BEDDED VEINS.
Certain ore deposits which have recently come under my observation appear to correspond very closely with those that Von Cotta has taken as types of his class of "bedded veins," and as no similar ones have been noticed by American writers on ore deposits they have seemed to me worthy of description.
These are zones or layers of a sedimentary rock, to the bedding of which they are conformable, impregnated with ore derived from a foreign source, and formed long subsequent to the deposition of the containing formation. Such deposits are exemplified by the Walker and Webster, the Piñon, the Climax, etc., in Parley's Park, and the Green-Eyed Monster, and the Deer Trail, at Marysvale, Utah.
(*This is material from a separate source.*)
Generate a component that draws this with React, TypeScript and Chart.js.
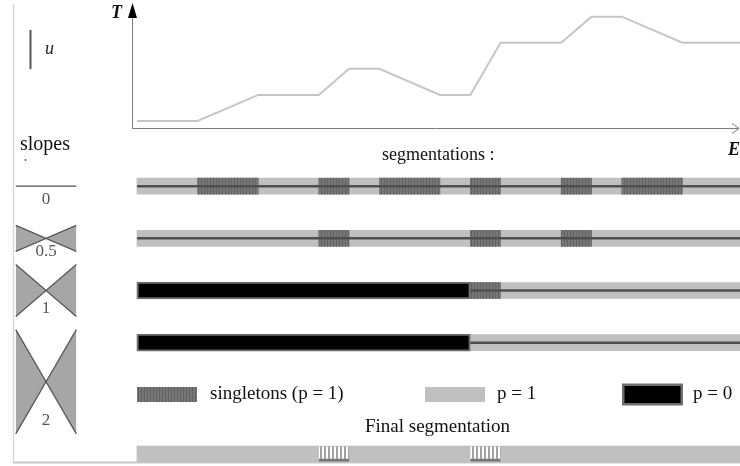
import React, { useEffect, useRef } from 'react';
import { Chart, registerables } from 'chart.js';

Chart.register(...registerables);

// ---------- data ----------
const E_POINTS = [0, 2, 4, 6, 7, 8, 10, 11, 12, 14, 15, 16, 18, 20];
const T_POINTS = [0, 0, 1, 1, 2, 2, 1, 1, 3, 3, 4, 4, 3, 3];
const E_END = 20;
const SLOPE_VALUES = [0, 0.5, 1, 2];
const SLOPE_LABELS = ['0', '0.5', '1', '2'];
const ROW_SINGLETONS: number[][][] = [
  [[2, 4], [6, 7], [8, 10], [11, 12], [14, 15], [16, 18]],
  [[6, 7], [11, 12], [14, 15]],
  [[11, 12]],
  [],
];
const ROW_ZERO: number[][][] = [[], [], [[0, 11]], [[0, 11]]];
const FINAL_SINGLETONS: number[][] = [[6, 7], [11, 12]];
const LEGEND_LABELS = ['singletons (p = 1)', 'p = 1', 'p = 0'];

// ---------- layout (positions in axis units) ----------
const X_MIN = -4.52;
const X_MAX = 19.9;
const Y_MIN = -13.23;
const Y_MAX = 4.64;
const ROW_Y = [-2.5, -4.5, -6.5, -8.5];
const GLYPH_Y = [-2.5, -4.5, -6.5, -10];
const GLYPH_LABEL_Y = [-3.0, -5.0, -7.2, -11.5];
const GLYPH_E = -3;
const FINAL_Y = -12.77;

const SERIF = "'Liberation Serif', 'Times New Roman', serif";

function makePattern(w: number, h: number, draw: (c: CanvasRenderingContext2D) => void): CanvasPattern {
  const c = document.createElement('canvas');
  c.width = w;
  c.height = h;
  const g = c.getContext('2d')!;
  draw(g);
  return g.createPattern(c, 'repeat')!;
}

export default function App() {
  const ref = useRef<HTMLCanvasElement>(null);

  useEffect(() => {
    document.body.style.margin = '0';
    const canvas = ref.current!;

    const singletonPattern = makePattern(3, 4, (g) => {
      g.fillStyle = '#787878';
      g.fillRect(0, 0, 3, 4);
      g.fillStyle = '#5e5e5e';
      g.fillRect(0, 0, 1, 4);
      g.fillStyle = '#707070';
      g.fillRect(0, 3, 3, 1);
    });
    const finalPattern = makePattern(4, 4, (g) => {
      g.fillStyle = '#ffffff';
      g.fillRect(0, 0, 4, 4);
      g.fillStyle = '#a2a2a2';
      g.fillRect(0, 0, 2, 4);
    });

    const datasets: any[] = [];

    // T(E) curve
    datasets.push({
      type: 'line',
      data: E_POINTS.map((e, i) => ({ x: e, y: T_POINTS[i] })),
      borderColor: '#c6c6c6',
      borderWidth: 2,
      pointRadius: 0,
      fill: false,
      order: 5,
    });

    // p = 1 bands for every segmentation row
    datasets.push({
      type: 'bar',
      indexAxis: 'y',
      grouped: false,
      data: ROW_Y.map((r) => ({ x: [0, E_END], y: r })),
      backgroundColor: '#c0c0c0',
      borderWidth: 0,
      barThickness: 16,
      order: 60,
    });

    // singletons
    const singles: any[] = [];
    ROW_SINGLETONS.forEach((segs, i) => segs.forEach((s) => singles.push({ x: [s[0], s[1]], y: ROW_Y[i] })));
    datasets.push({
      type: 'bar',
      indexAxis: 'y',
      grouped: false,
      data: singles,
      backgroundColor: singletonPattern,
      borderWidth: 0,
      barThickness: 16,
      order: 50,
    });

    // center lines
    ROW_Y.forEach((r) => {
      datasets.push({
        type: 'line',
        data: [{ x: 0, y: r }, { x: E_END, y: r }],
        borderColor: '#4f4f4f',
        borderWidth: 2.5,
        pointRadius: 0,
        fill: false,
        order: 40,
      });
    });

    // p = 0 segments
    const zeros: any[] = [];
    ROW_ZERO.forEach((segs, i) => segs.forEach((s) => zeros.push({ x: [s[0], s[1]], y: ROW_Y[i] })));
    datasets.push({
      type: 'bar',
      indexAxis: 'y',
      grouped: false,
      data: zeros,
      backgroundColor: '#000000',
      borderColor: '#6e6e6e',
      borderWidth: 2,
      borderSkipped: false,
      barThickness: 17,
      order: 30,
    });

    // final segmentation
    datasets.push({
      type: 'bar',
      indexAxis: 'y',
      grouped: false,
      data: [{ x: [0, E_END], y: FINAL_Y }],
      backgroundColor: '#c0c0c0',
      borderWidth: 0,
      barThickness: 16,
      order: 60,
    });
    datasets.push({
      type: 'bar',
      indexAxis: 'y',
      grouped: false,
      data: FINAL_SINGLETONS.map((s) => ({ x: [s[0], s[1]], y: FINAL_Y })),
      backgroundColor: finalPattern,
      borderColor: '#777777',
      borderWidth: { top: 0, left: 0, right: 0, bottom: 3 },
      borderSkipped: false,
      barThickness: 15,
      order: 50,
    });

    // slope glyphs
    SLOPE_VALUES.forEach((s, i) => {
      const cy = GLYPH_Y[i];
      if (s === 0) {
        datasets.push({
          type: 'line',
          data: [{ x: GLYPH_E - 1, y: cy }, { x: GLYPH_E + 1, y: cy }],
          borderColor: '#555555',
          borderWidth: 1.2,
          pointRadius: 0,
          fill: false,
          order: 20,
        });
        return;
      }
      datasets.push({
        type: 'line',
        data: [
          { x: GLYPH_E - 1, y: cy + s },
          { x: GLYPH_E, y: cy },
          { x: GLYPH_E + 1, y: cy + s },
        ],
        borderColor: '#555555',
        borderWidth: 1.3,
        pointRadius: 0,
        fill: false,
        order: 20,
      });
      datasets.push({
        type: 'line',
        data: [
          { x: GLYPH_E - 1, y: cy - s },
          { x: GLYPH_E, y: cy },
          { x: GLYPH_E + 1, y: cy - s },
        ],
        borderColor: '#555555',
        borderWidth: 1.3,
        backgroundColor: '#a6a6a6',
        pointRadius: 0,
        fill: '-1',
        order: 20,
      });
    });

    const decor = {
      id: 'decor',
      beforeDatasetsDraw(chart: any) {
        const { ctx } = chart;
        ctx.save();
        // frame
        ctx.strokeStyle = '#d9d9d9';
        ctx.lineWidth = 1.5;
        ctx.beginPath();
        ctx.moveTo(13.5, 4);
        ctx.lineTo(13.5, 462);
        ctx.stroke();
        ctx.strokeStyle = '#c8c8c8';
        ctx.lineWidth = 2;
        ctx.beginPath();
        ctx.moveTo(13, 462.5);
        ctx.lineTo(740, 462.5);
        ctx.stroke();
        ctx.restore();
      },
      afterDatasetsDraw(chart: any) {
        const { ctx, scales } = chart;
        const px = (e: number) => scales.x.getPixelForValue(e);
        const py = (t: number) => scales.y.getPixelForValue(t);
        ctx.save();

        // axes
        const ax = Math.round(px(-0.18)) + 0.5;
        const ay = Math.round(py(-0.25)) + 0.5;
        ctx.strokeStyle = '#7a7a7a';
        ctx.lineWidth = 1;
        ctx.beginPath();
        ctx.moveTo(ax, ay);
        ctx.lineTo(ax, 14);
        ctx.moveTo(ax, ay);
        ctx.lineTo(738, ay);
        ctx.stroke();
        // y arrow (filled)
        ctx.fillStyle = '#000';
        ctx.beginPath();
        ctx.moveTo(ax, 3);
        ctx.lineTo(ax + 4.5, 18);
        ctx.lineTo(ax - 4.5, 18);
        ctx.closePath();
        ctx.fill();
        // x arrow (open)
        ctx.beginPath();
        ctx.moveTo(732, ay - 5);
        ctx.lineTo(739, ay);
        ctx.lineTo(732, ay + 5);
        ctx.stroke();

        // axis names
        ctx.fillStyle = '#111';
        ctx.textBaseline = 'middle';
        ctx.textAlign = 'left';
        ctx.font = `italic bold 18px ${SERIF}`;
        ctx.fillText('T', 111, 13);
        ctx.fillText('E', 728, 150);

        // u marker
        ctx.strokeStyle = '#555';
        ctx.lineWidth = 2;
        ctx.beginPath();
        ctx.moveTo(30.5, 30);
        ctx.lineTo(30.5, 69);
        ctx.stroke();
        ctx.font = `italic 18px ${SERIF}`;
        ctx.fillStyle = '#222';
        ctx.fillText('u', 45, 49);

        // slopes title + labels
        ctx.font = `20px ${SERIF}`;
        ctx.fillStyle = '#111';
        ctx.textBaseline = 'alphabetic';
        ctx.fillText('slopes', 20, 150);
        ctx.fillStyle = '#555';
        ctx.beginPath();
        ctx.arc(25.5, 160, 0.9, 0, Math.PI * 2);
        ctx.fill();
        ctx.font = `17px ${SERIF}`;
        ctx.textAlign = 'center';
        ctx.textBaseline = 'middle';
        SLOPE_LABELS.forEach((lab, i) => {
          ctx.fillText(lab, px(GLYPH_E), py(GLYPH_LABEL_Y[i]));
        });

        // titles
        ctx.fillStyle = '#111';
        ctx.font = `18px ${SERIF}`;
        ctx.textAlign = 'left';
        ctx.fillText('segmentations :', 382, 155);
        ctx.font = `19px ${SERIF}`;
        ctx.textAlign = 'center';
        ctx.fillText('Final segmentation', 437.5, 427);

        // legend
        const ly = 394.5;
        ctx.fillStyle = singletonPattern;
        ctx.fillRect(137, ly - 7.5, 60, 15);
        ctx.fillStyle = '#c0c0c0';
        ctx.fillRect(425, ly - 7.5, 60, 15);
        ctx.fillStyle = '#6e6e6e';
        ctx.fillRect(622, ly - 11, 61, 22);
        ctx.fillStyle = '#000';
        ctx.fillRect(624.5, ly - 8.5, 56, 17);
        ctx.fillStyle = '#111';
        ctx.font = `19px ${SERIF}`;
        ctx.textAlign = 'left';
        ctx.textBaseline = 'middle';
        ctx.fillText(LEGEND_LABELS[0], 210, ly);
        ctx.fillText(LEGEND_LABELS[1], 497, ly);
        ctx.fillText(LEGEND_LABELS[2], 693, ly);

        ctx.restore();
      },
    };

    const chart = new Chart(canvas, {
      type: 'line',
      data: { datasets },
      options: {
        animation: false,
        responsive: false,
        events: [],
        layout: { padding: 0 },
        plugins: {
          legend: { display: false },
          tooltip: { enabled: false },
          title: { display: false },
        },
        elements: { point: { radius: 0 }, line: { tension: 0 } },
        scales: {
          x: { type: 'linear', min: X_MIN, max: X_MAX, display: false, offset: false },
          y: { type: 'linear', min: Y_MIN, max: Y_MAX, display: false, offset: false },
        },
      } as any,
      plugins: [decor],
    } as any);

    return () => chart.destroy();
  }, []);

  return (
    <div style={{ position: 'absolute', left: 0, top: 0, width: 740, height: 466, background: '#fff' }}>
      <canvas ref={ref} width={740} height={466} style={{ display: 'block', width: 740, height: 466 }} />
    </div>
  );
}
These are all zones in quartzite which have been traversed by mineral solutions that have by substitution converted such layers into ore deposits of considerable magnitude and value.
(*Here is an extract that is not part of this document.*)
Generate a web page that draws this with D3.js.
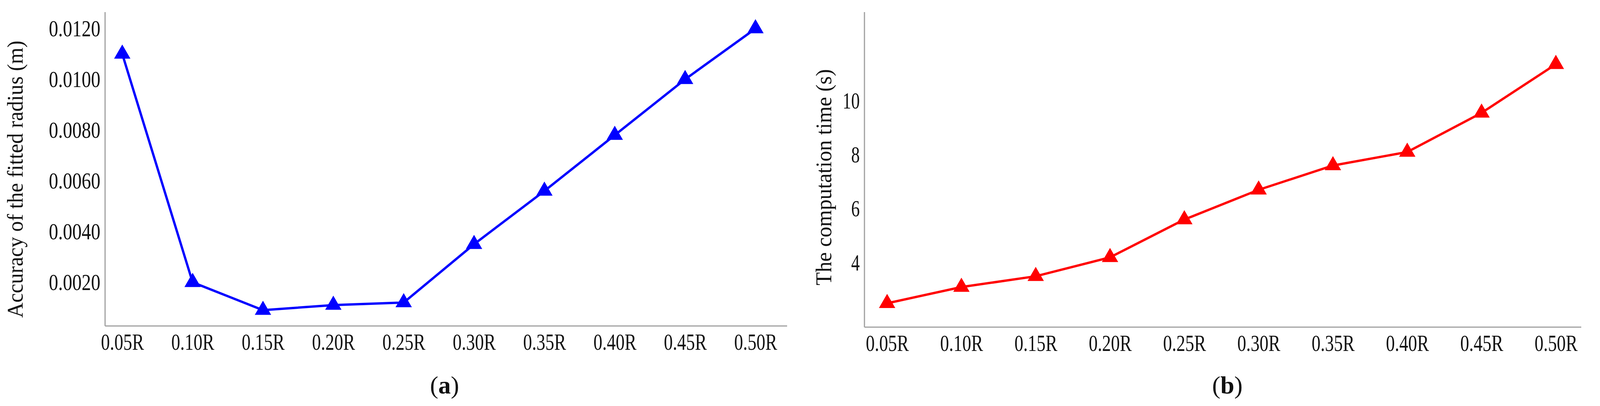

The ore contained in these bedded veins exhibits some variety of composition, but where unaffected by atmospheric action consists of argentiferous galena, iron pyrites carrying gold, or the sulphides of zinc and copper containing silver or gold or both. The ore of the Walker and Webster and the Piñon is chiefly lead-carbonate and galena, often stained with copper-carbonate. That of the Green Eyed Monster--now thoroughly oxidized as far as penetrated--forms a sheet from twenty to forty feet in thickness, consisting of ferruginous, sandy, or talcose soft material carrying from twenty to thirty dollars to the ton in gold and silver. The ore of the Deer Trail forms a thinner sheet containing considerable copper, and sometimes two hundred to three hundred dollars to the ton in silver.
The rocks which hold these ore deposits are of Silurian age, but they received their metalliferous impregnation much later, probably in the Tertiary, and subsequent to the period of disturbance in which they were elevated and metamorphosed. This is proved by the fact that in places where the rock has been shattered, strings of ore are found running off from the main body, crossing the bedding and filling the interstices between the fragments, forming a coarse stock-work.
Bedded veins may be distinguished from fissure veins by the absence of all traces of a fissure, the want of a banded structure, slickensides, selvages, etc.; from gash veins and the floors of ore which often accompany them, as well as from segregated veins, they are distinguished by the nature of the inclosing rock and the foreign origin of the ore. Sometimes the plane of junction between two contiguous sheets of rock has been the channel through which has flowed a metalliferous solution, and the zone where the ore has replaced by substitution portions of one or both strata. These are often called blanket veins in the West, but they belong rather to the category of contact deposits as I have heretofore defined them. Where such sheets of ore occupy by preference the planes of contact between adjacent strata, but sometimes desert such planes, and show slickensided walls, and banded structure, like the great veins of Bingham, Utah, these should be classed as true fissure veins.
THEORIES OF ORE DEPOSIT.
The recently published theories of the formation of mineral veins, to which I have alluded, are those of Prof. Von Groddek[1] and Dr. Sandberger,[2] who attribute the filling of veins to exudations of mineral solutions from the wall rocks (i.e., lateral secretions), and those of Mr. S.F. Emmons,[3] and Mr. G.F. Becker,[4] who have been studying, respectively, the ore deposits of Leadville and of the Comstock, by whom the ores are credited to the leaching of adjacent igneous rocks.
[Footnote 1: Die Lehre von den Lagerstatten der Erze, von Dr. Albrecht von Groddek, Leipzig. 1879.]
[Footnote 2: Untersuchungen uber Erzgange, von Fridolin Sandberger, Weisbaden, 1882.]